#### Information shown
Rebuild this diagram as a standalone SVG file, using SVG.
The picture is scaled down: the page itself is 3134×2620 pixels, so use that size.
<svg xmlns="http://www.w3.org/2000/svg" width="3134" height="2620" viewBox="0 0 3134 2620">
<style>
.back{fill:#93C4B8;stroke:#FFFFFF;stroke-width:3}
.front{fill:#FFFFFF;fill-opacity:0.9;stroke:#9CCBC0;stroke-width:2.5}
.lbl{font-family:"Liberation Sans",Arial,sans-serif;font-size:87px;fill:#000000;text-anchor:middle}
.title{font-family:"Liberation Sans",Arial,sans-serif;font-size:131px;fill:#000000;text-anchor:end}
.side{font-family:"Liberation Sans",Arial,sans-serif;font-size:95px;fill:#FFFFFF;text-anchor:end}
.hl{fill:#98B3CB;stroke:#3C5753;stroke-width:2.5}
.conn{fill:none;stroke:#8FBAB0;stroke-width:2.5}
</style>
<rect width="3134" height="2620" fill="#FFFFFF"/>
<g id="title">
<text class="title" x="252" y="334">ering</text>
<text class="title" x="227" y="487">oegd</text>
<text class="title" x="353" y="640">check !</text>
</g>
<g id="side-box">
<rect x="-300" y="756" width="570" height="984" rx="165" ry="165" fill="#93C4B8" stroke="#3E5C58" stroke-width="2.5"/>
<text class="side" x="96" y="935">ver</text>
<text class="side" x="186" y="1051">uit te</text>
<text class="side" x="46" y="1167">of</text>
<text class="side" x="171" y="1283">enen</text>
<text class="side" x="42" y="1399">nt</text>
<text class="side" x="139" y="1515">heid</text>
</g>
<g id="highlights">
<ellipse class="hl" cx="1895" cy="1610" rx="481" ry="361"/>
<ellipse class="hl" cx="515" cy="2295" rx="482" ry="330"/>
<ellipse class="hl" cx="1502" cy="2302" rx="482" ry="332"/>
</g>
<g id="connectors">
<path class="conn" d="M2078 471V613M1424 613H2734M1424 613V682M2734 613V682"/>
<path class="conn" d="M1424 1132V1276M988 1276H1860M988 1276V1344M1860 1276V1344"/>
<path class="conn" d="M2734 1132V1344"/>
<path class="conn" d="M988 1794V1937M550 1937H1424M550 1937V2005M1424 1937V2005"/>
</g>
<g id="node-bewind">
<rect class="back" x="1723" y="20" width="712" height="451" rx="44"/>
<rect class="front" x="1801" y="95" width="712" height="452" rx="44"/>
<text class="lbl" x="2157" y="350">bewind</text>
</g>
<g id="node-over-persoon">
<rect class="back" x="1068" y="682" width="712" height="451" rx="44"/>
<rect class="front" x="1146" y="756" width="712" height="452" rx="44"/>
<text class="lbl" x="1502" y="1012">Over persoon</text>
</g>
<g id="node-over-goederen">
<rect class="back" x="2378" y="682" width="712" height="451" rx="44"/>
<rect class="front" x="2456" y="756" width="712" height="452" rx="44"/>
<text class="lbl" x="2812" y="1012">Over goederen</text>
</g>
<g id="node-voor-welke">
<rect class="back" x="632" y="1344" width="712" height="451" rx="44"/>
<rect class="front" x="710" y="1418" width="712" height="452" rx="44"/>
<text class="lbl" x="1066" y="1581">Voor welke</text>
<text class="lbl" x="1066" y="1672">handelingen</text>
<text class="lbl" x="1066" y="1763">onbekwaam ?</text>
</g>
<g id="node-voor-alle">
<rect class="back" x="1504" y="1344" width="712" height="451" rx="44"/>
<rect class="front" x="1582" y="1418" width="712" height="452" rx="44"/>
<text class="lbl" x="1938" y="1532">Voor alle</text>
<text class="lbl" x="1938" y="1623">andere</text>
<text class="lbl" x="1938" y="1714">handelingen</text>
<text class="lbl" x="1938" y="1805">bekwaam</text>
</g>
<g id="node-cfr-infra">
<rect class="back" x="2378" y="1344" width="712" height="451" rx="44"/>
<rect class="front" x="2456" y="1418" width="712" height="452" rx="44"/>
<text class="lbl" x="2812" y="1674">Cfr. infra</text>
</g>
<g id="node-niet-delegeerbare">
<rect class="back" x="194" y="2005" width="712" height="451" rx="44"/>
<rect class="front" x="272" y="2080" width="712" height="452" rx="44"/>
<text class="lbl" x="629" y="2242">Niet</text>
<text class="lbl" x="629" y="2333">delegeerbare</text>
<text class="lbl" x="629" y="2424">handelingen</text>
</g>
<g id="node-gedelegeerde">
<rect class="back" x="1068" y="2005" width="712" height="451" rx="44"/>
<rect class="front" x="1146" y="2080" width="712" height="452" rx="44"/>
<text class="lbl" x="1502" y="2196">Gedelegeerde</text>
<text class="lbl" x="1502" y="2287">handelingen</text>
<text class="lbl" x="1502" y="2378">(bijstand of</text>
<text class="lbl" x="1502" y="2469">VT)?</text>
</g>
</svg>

#### Set task
Word for word, write out the data.

#### Task response
Rebuild this diagram as a standalone SVG file, using SVG.
The picture is scaled down: the page itself is 3134×2620 pixels, so use that size.
<svg xmlns="http://www.w3.org/2000/svg" width="3134" height="2620" viewBox="0 0 3134 2620">
<style>
.back{fill:#93C4B8;stroke:#FFFFFF;stroke-width:3}
.front{fill:#FFFFFF;fill-opacity:0.9;stroke:#9CCBC0;stroke-width:2.5}
.lbl{font-family:"Liberation Sans",Arial,sans-serif;font-size:87px;fill:#000000;text-anchor:middle}
.title{font-family:"Liberation Sans",Arial,sans-serif;font-size:131px;fill:#000000;text-anchor:end}
.side{font-family:"Liberation Sans",Arial,sans-serif;font-size:95px;fill:#FFFFFF;text-anchor:end}
.hl{fill:#98B3CB;stroke:#3C5753;stroke-width:2.5}
.conn{fill:none;stroke:#8FBAB0;stroke-width:2.5}
</style>
<rect width="3134" height="2620" fill="#FFFFFF"/>
<g id="title">
<text class="title" x="252" y="334">ering</text>
<text class="title" x="227" y="487">oegd</text>
<text class="title" x="353" y="640">check !</text>
</g>
<g id="side-box">
<rect x="-300" y="756" width="570" height="984" rx="165" ry="165" fill="#93C4B8" stroke="#3E5C58" stroke-width="2.5"/>
<text class="side" x="96" y="935">ver</text>
<text class="side" x="186" y="1051">uit te</text>
<text class="side" x="46" y="1167">of</text>
<text class="side" x="171" y="1283">enen</text>
<text class="side" x="42" y="1399">nt</text>
<text class="side" x="139" y="1515">heid</text>
</g>
<g id="highlights">
<ellipse class="hl" cx="1895" cy="1610" rx="481" ry="361"/>
<ellipse class="hl" cx="515" cy="2295" rx="482" ry="330"/>
<ellipse class="hl" cx="1502" cy="2302" rx="482" ry="332"/>
</g>
<g id="connectors">
<path class="conn" d="M2078 471V613M1424 613H2734M1424 613V682M2734 613V682"/>
<path class="conn" d="M1424 1132V1276M988 1276H1860M988 1276V1344M1860 1276V1344"/>
<path class="conn" d="M2734 1132V1344"/>
<path class="conn" d="M988 1794V1937M550 1937H1424M550 1937V2005M1424 1937V2005"/>
</g>
<g id="node-bewind">
<rect class="back" x="1723" y="20" width="712" height="451" rx="44"/>
<rect class="front" x="1801" y="95" width="712" height="452" rx="44"/>
<text class="lbl" x="2157" y="350">bewind</text>
</g>
<g id="node-over-persoon">
<rect class="back" x="1068" y="682" width="712" height="451" rx="44"/>
<rect class="front" x="1146" y="756" width="712" height="452" rx="44"/>
<text class="lbl" x="1502" y="1012">Over persoon</text>
</g>
<g id="node-over-goederen">
<rect class="back" x="2378" y="682" width="712" height="451" rx="44"/>
<rect class="front" x="2456" y="756" width="712" height="452" rx="44"/>
<text class="lbl" x="2812" y="1012">Over goederen</text>
</g>
<g id="node-voor-welke">
<rect class="back" x="632" y="1344" width="712" height="451" rx="44"/>
<rect class="front" x="710" y="1418" width="712" height="452" rx="44"/>
<text class="lbl" x="1066" y="1581">Voor welke</text>
<text class="lbl" x="1066" y="1672">handelingen</text>
<text class="lbl" x="1066" y="1763">onbekwaam ?</text>
</g>
<g id="node-voor-alle">
<rect class="back" x="1504" y="1344" width="712" height="451" rx="44"/>
<rect class="front" x="1582" y="1418" width="712" height="452" rx="44"/>
<text class="lbl" x="1938" y="1532">Voor alle</text>
<text class="lbl" x="1938" y="1623">andere</text>
<text class="lbl" x="1938" y="1714">handelingen</text>
<text class="lbl" x="1938" y="1805">bekwaam</text>
</g>
<g id="node-cfr-infra">
<rect class="back" x="2378" y="1344" width="712" height="451" rx="44"/>
<rect class="front" x="2456" y="1418" width="712" height="452" rx="44"/>
<text class="lbl" x="2812" y="1674">Cfr. infra</text>
</g>
<g id="node-niet-delegeerbare">
<rect class="back" x="194" y="2005" width="712" height="451" rx="44"/>
<rect class="front" x="272" y="2080" width="712" height="452" rx="44"/>
<text class="lbl" x="629" y="2242">Niet</text>
<text class="lbl" x="629" y="2333">delegeerbare</text>
<text class="lbl" x="629" y="2424">handelingen</text>
</g>
<g id="node-gedelegeerde">
<rect class="back" x="1068" y="2005" width="712" height="451" rx="44"/>
<rect class="front" x="1146" y="2080" width="712" height="452" rx="44"/>
<text class="lbl" x="1502" y="2196">Gedelegeerde</text>
<text class="lbl" x="1502" y="2287">handelingen</text>
<text class="lbl" x="1502" y="2378">(bijstand of</text>
<text class="lbl" x="1502" y="2469">VT)?</text>
</g>
</svg>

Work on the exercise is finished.